Enjoy a break this summer with some of the lighter books in the library's collection. Associate Director Kurt Metzmeier highlights books that focus on the humorous side of the law, from outrageous laws to legal cartoons, there's something here for everyone who needs a laugh.
There are a lot of legal humor books that reprint dubious stories with little sourcing. However, the law library owns a series of books with legitimate lawyer war stories ripped from the dockets of actual California courts. With stories collected by Rodney R. Jones, a criminal lawyer and bar journal columnist, Charles M. Sevilla, a top criminal lawyer, and Gerald F. Uelmen, a professor of Santa Clara University School of Law in Santa Clara, California (and dean from 1986 to 1994), these books reprint actual court papers and transcripts—with names changed to protect the stupid.
Another area where urban myth often poses as truth is in the repeating of so-called “dumb laws.” My favorite is the supposed Kentucky law barring the shooting of sharks from a helicopter. Now, while some fishing regulations do bar the use of firearms by anglers, and sharks are fish, no shark-protection law exists. But the American Bar Association has come to the rescue of these fake strange laws with a lawyer-approved collection of odd laws—all properly cited using the Bluebook citation manual.

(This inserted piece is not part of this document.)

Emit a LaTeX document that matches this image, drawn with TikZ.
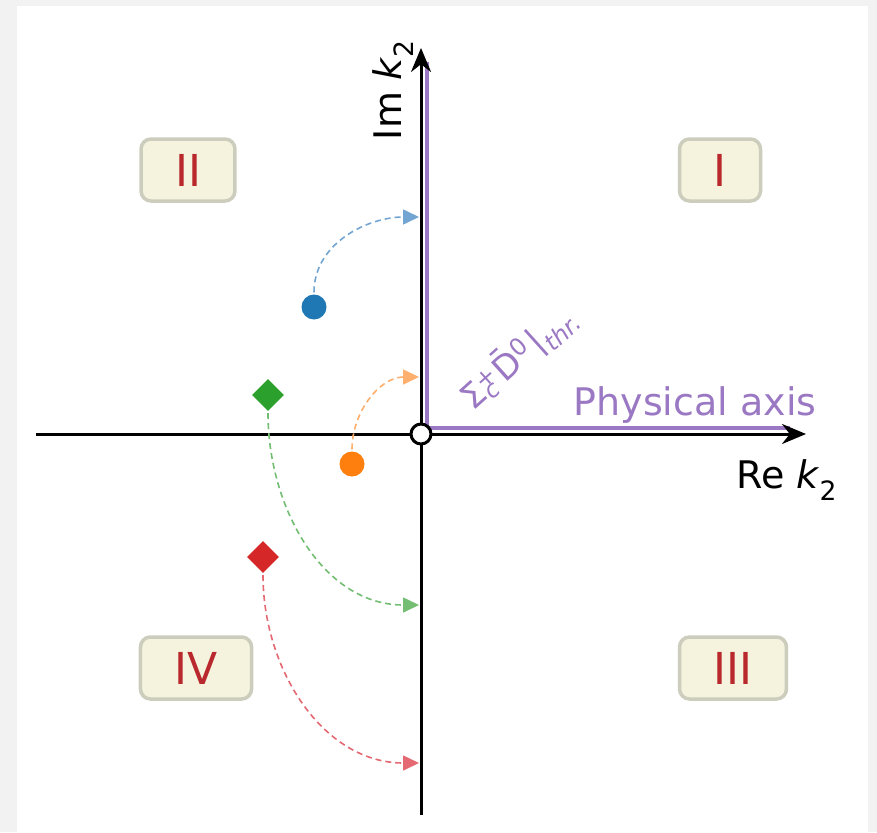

"Few people associate law books with humor. Yet the legal world--in particular the American legal system--is itself frequently funny. Indeed, jokes about the profession are staples of American comedy. And there is actually humor within the world of law too: both lawyers and judges occasionally strive to be funny to deal with the drudgery of their duties.”
In Guilty Pleasures, “Laura Little provides a multi-faceted account of American law and humor, looking at constraints on humor (and humor's effect on law), humor about law, and humor in law." In Marc Galanter’s Lowering the Bar, “hundreds of jokes from Mark Twain classics to contemporary anecdotes” are analyzed to explore “tensions between Americans' deep-seated belief in the law and their ambivalence about lawyers."
Edward J. Bander, Law Librarian Emeritus at Suffolk University, has produced the "most definitive collection of legal anecdotes in print,” while professors Jarvis, Baker and McClung offer a wonderful collection of satiric and humorous essays on the law.